3) Le village : origines et développement

          Depuis quelle époque existe Mollières en tant que village habité en permanence ?
A ce sujet aussi nous ne pouvons formuler que des suppositions. Ce dont on est absolument certain, c’est qu’ au début du XVIIè siècle le village existait, mais il est très probable que sa fondation remonte plus loin.

          L’église dans sa forme actuelle remonte à l’an 1647, mais l’on sait qu’il y avait avant à la même place une petite chapelle. La petite cloche qui, s’étant détachée de sa monture rongée par le temps, a été transportée à Saint Sauveur, de peur qu’elle ne devienne la proie des pillards, a été refondue et replacée depuis quelques années aux côtés de la grande cloche : cette petite cloche devait bien être celle de la chapelle primitive.
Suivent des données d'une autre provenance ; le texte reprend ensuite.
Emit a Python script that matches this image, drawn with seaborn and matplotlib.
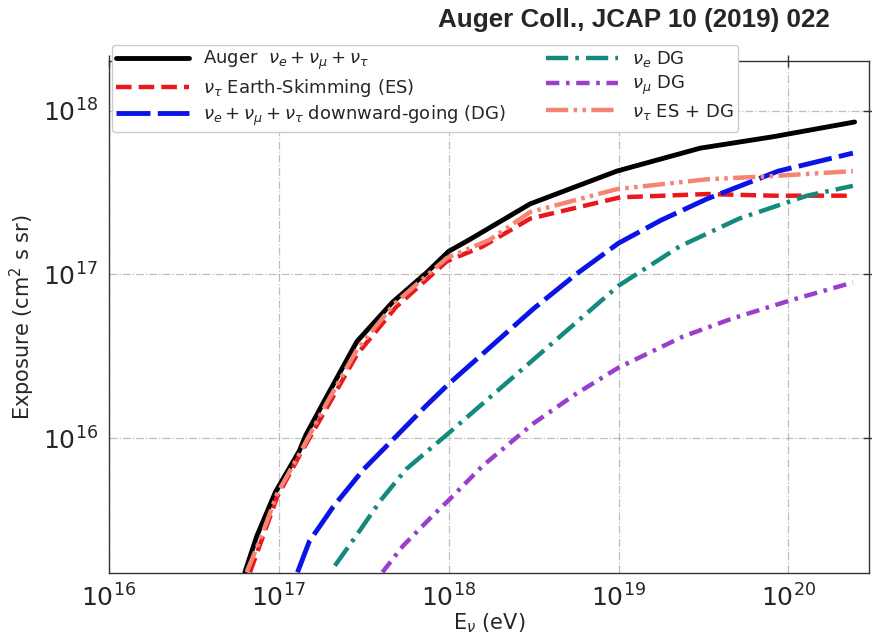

          Pour gagner de l’espace, on a creusé le flanc de la montagne, construit en avant un mur de soutènement en pierre sèche avec des blocs de dimension respectable pour retenir les déblais, créant ainsi l’actuelle place du village. Un autre mur a été construit en amont, mais celui-là en maçonnerie. C’est dans cet espace que l’on a construit l’église, en la séparant en amont et des deux côtés par un espace vide que les autochtones appellent « quintana » ou « tintana ».
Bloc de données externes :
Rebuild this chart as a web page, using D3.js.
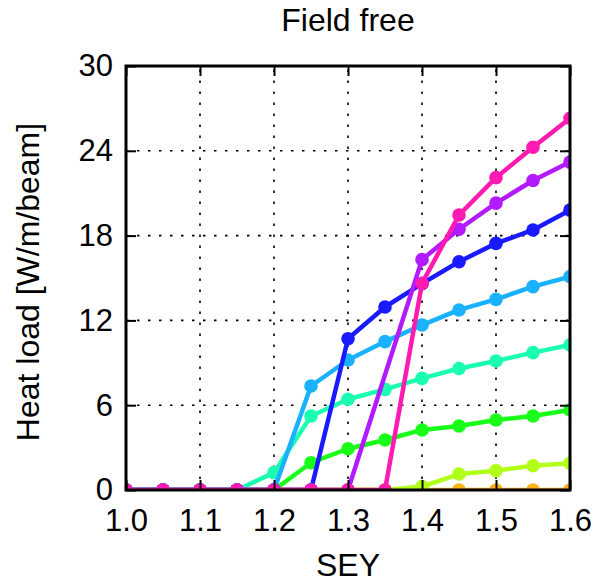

          Etant donné l’importance des travaux pour cette construction, et comme il est absolument improbable que de la main d’œuvre étrangère y ait été occupée sauf quelques hommes d’art, on peut raisonnablement conclure que les habitants y étaient assez nombreux à cette époque.

          Les archives tant de la Mairie que de la Paroisse ont été détruites lors de l’incendie de 1944. Je sais que celles de la Mairie nous auraient été de bien mince utilité, mais celles de la Paroisse nous en auraient dit plus long.

          En somme, pour en savoir davantage, il faudrait chercher en dehors de Mollières, ce que l’auteur de ces mémoires n’a pas eu le moyen de faire.